Possessing and cultivating small amounts of marijuana is already legal in the nation’s capital, as is medical cannabis, thanks to voter-approved ballot initiatives. But under a Congressional rider, the city is barred from spending its own money to create a system of marijuana stores where adults without medical recommendations could legally purchase the drug.
Now, Congressional Republicans are seeking to broaden the scope of the ban to prevent D.C. officials from using a loophole to get around the existing rider by using funds that are untouched by the current block.

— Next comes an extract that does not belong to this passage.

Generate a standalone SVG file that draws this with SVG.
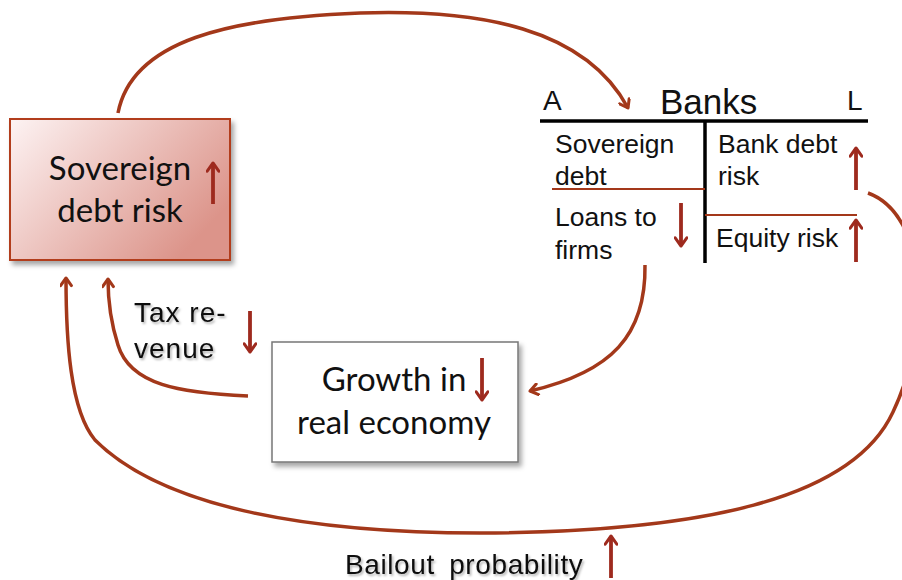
<svg xmlns="http://www.w3.org/2000/svg" width="902" height="580" viewBox="0 0 902 580">
<defs>
<linearGradient id="sg" x1="0" y1="0" x2="1" y2="0.6">
<stop offset="0" stop-color="#fdf3f3"/>
<stop offset="1" stop-color="#dc948a"/>
</linearGradient>
<filter id="sh" x="-10%" y="-10%" width="130%" height="130%">
<feDropShadow dx="3" dy="4" stdDeviation="2.5" flood-color="#000" flood-opacity="0.35"/>
</filter>
<filter id="ts" x="-10%" y="-20%" width="130%" height="150%">
<feDropShadow dx="1.5" dy="2" stdDeviation="1.2" flood-color="#000" flood-opacity="0.3"/>
</filter>
<marker id="ah" viewBox="0 0 12 12" refX="9" refY="6" markerWidth="13" markerHeight="13" markerUnits="userSpaceOnUse" orient="auto">
<path d="M2,1 L9,6 L2,11" fill="none" stroke="#a3381a" stroke-width="2.8" stroke-linecap="round" stroke-linejoin="round"/>
</marker>
<marker id="sa" viewBox="0 0 12 12" refX="9" refY="6" markerWidth="14" markerHeight="14" markerUnits="userSpaceOnUse" orient="auto">
<path d="M2,1 L9,6 L2,11" fill="none" stroke="#9e2a1e" stroke-width="2.6" stroke-linecap="round" stroke-linejoin="round"/>
</marker>
</defs>
<style>
.conn{fill:none;stroke:#a3381a;stroke-width:3.5;marker-end:url(#ah)}
.ind{stroke:#9e2a1e;stroke-width:3.8;marker-end:url(#sa)}
.cal{font-family:Lato,"Open Sans",sans-serif;font-size:33px;fill:#111}
.ar{font-family:"Liberation Sans",Arial,sans-serif;fill:#111}
.bk{font-size:26.5px}
</style>
<rect width="902" height="580" fill="#fff"/>
<g id="connectors">
<path class="conn" d="M118,113 C132,40 230,18 360,13 C480,9 585,28 628,108"/>
<path class="conn" d="M645,265 C646,335 612,372 530,391"/>
<path class="conn" d="M248,396 C180,393 130,385 118,345 C110,320 108,300 108,279"/>
<path class="conn" d="M868,193 C928,215 932,330 893,412 C852,500 700,532 480,533 C300,533 160,505 95,440 C70,410 66,340 66,278"/>
</g>
<g id="sovereign">
<rect x="10" y="119" width="220" height="141" fill="url(#sg)" stroke="#b23c1e" stroke-width="2" filter="url(#sh)"/>
<text class="cal" x="120" y="180" text-anchor="middle">Sovereign</text>
<text class="cal" x="120" y="222" text-anchor="middle">debt risk</text>
<line class="ind" x1="213" y1="204" x2="213" y2="163"/>
</g>
<g id="banks">
<text class="ar" x="543" y="110" font-size="28">A</text>
<text class="ar" x="660" y="114" font-size="35">Banks</text>
<text class="ar" x="847" y="110" font-size="28">L</text>
<line x1="540" y1="121" x2="868" y2="121" stroke="#000" stroke-width="3.5"/>
<line x1="705" y1="121" x2="705" y2="263" stroke="#000" stroke-width="3.5"/>
<line x1="552" y1="189" x2="705" y2="189" stroke="#a3381a" stroke-width="2"/>
<line x1="705" y1="215" x2="857" y2="215" stroke="#a3381a" stroke-width="2"/>
<text class="ar bk" x="555" y="153">Sovereign</text>
<text class="ar bk" x="555" y="185">debt</text>
<text class="ar bk" x="555" y="226">Loans to</text>
<text class="ar bk" x="555" y="259">firms</text>
<text class="ar bk" x="718" y="153">Bank debt</text>
<text class="ar bk" x="718" y="185">risk</text>
<text class="ar bk" x="716" y="247">Equity risk</text>
<line class="ind" x1="681" y1="203" x2="681" y2="246"/>
<line class="ind" x1="856" y1="190" x2="856" y2="148"/>
<line class="ind" x1="856" y1="262" x2="856" y2="220"/>
</g>
<g id="growth">
<rect x="272" y="342" width="246" height="120" fill="#fff" stroke="#777" stroke-width="1.5" filter="url(#sh)"/>
<text class="cal" x="394" y="391" text-anchor="middle">Growth in</text>
<text class="cal" x="394" y="434" text-anchor="middle">real economy</text>
<line class="ind" x1="482" y1="358" x2="482" y2="400"/>
</g>
<g id="tax">
<text class="ar" x="134" y="322" font-size="28" letter-spacing="1" filter="url(#ts)">Tax re-</text>
<text class="ar" x="134" y="358" font-size="28" letter-spacing="1" filter="url(#ts)">venue</text>
<line class="ind" x1="250" y1="311" x2="250" y2="352"/>
</g>
<g id="bailout">
<text class="ar" x="345" y="574" font-size="28" letter-spacing="0.6" word-spacing="6" filter="url(#ts)">Bailout probability</text>
<line class="ind" x1="611" y1="578" x2="611" y2="536"/>
</g>
</svg>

Under current law, D.C. officials are barred from using money covered by annual appropriations bills to legalize cannabis commerce:
“None of the funds contained in this Act may be used to enact any law, rule, or regulation to legalize or otherwise reduce penalties associated with the possession, use, or distribution of any schedule I substance under the Controlled Substances Act (21 U.S.C. 801 et seq.) or any tetrahydrocannabinols derivative for recreational purposes.”
That specific language has left open the possibility that the city could use other pools of money it has available, such as contingency reserve funds appropriated in previous years, to regulate marijuana sales. Officials told Marijuana.com last year that they were considering doing so.
But new language proposed this week by the House Appropriations Committee, if enacted as part of Fiscal Year 2017 funding legislation, would prevent the city from doing that:
No funds available for obligation or expenditure by any officer or employee of the District of Columbia government may be used to enact any law, rule, or regulation to legalize or otherwise reduce penalties associated with the possession, use, or distribution of any schedule I substance under the Controlled Substances Act (21 U.S.C. 801 et seq.) or any tetrahydrocannabinols derivative for recreational purposes.
While a committee press release claims that the bill “maintains provisions prohibiting federal and local funds from being used…to further marijuana legalization,” the new language does more than maintain the provision. It significantly broadens it.
The appropriations panel’s Financial Services Subcommittee approved the bill on Wednesday morning. It now heads to the full committee and then, if approved, to the House floor.